Beyond that the Megane's chassis is all gravy. The steering's quick and progressive, there's little roll, and at speed the ride becomes remarkably serene even on a bucking road.
Don't expect the Cupra to go all rear-drive slidey on you. The traction control is stern, if neat and progressive. Still, it will emerge at full-torque from a bumpy tight 90-right with a bit of a sense that the rear tyres are helping, and more decorum than the wriggling Renault. It's emphatically stiffer-sprung and better-damped than the ID.3. Like the Renault it hardly rolls or pitches, but there's a little more turbulence, wheel patter and roll-rock to the straight-line ride.

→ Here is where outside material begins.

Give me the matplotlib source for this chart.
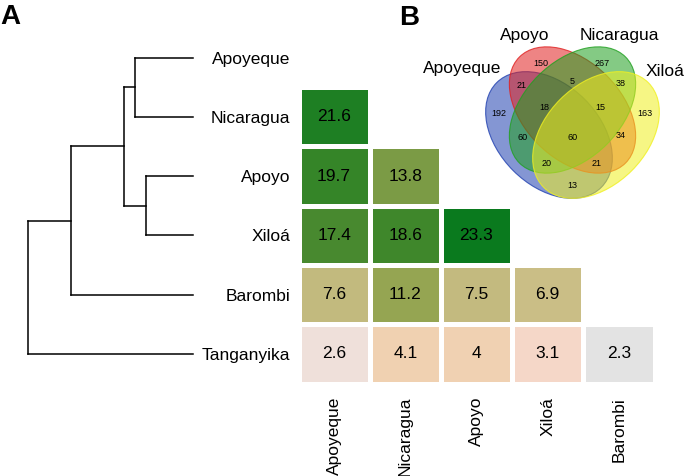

So in the end this isn't a hard choice to make. At least not unless you really heed the Cupra's extra range, itself not as much as you'd think from the battery sizes because the Renault uses each kWh more efficiently.
But the Renault has a far better display and control interface, nicer cabin trim and a better ride, without losing much on agility to the apparently more sporty Cupra.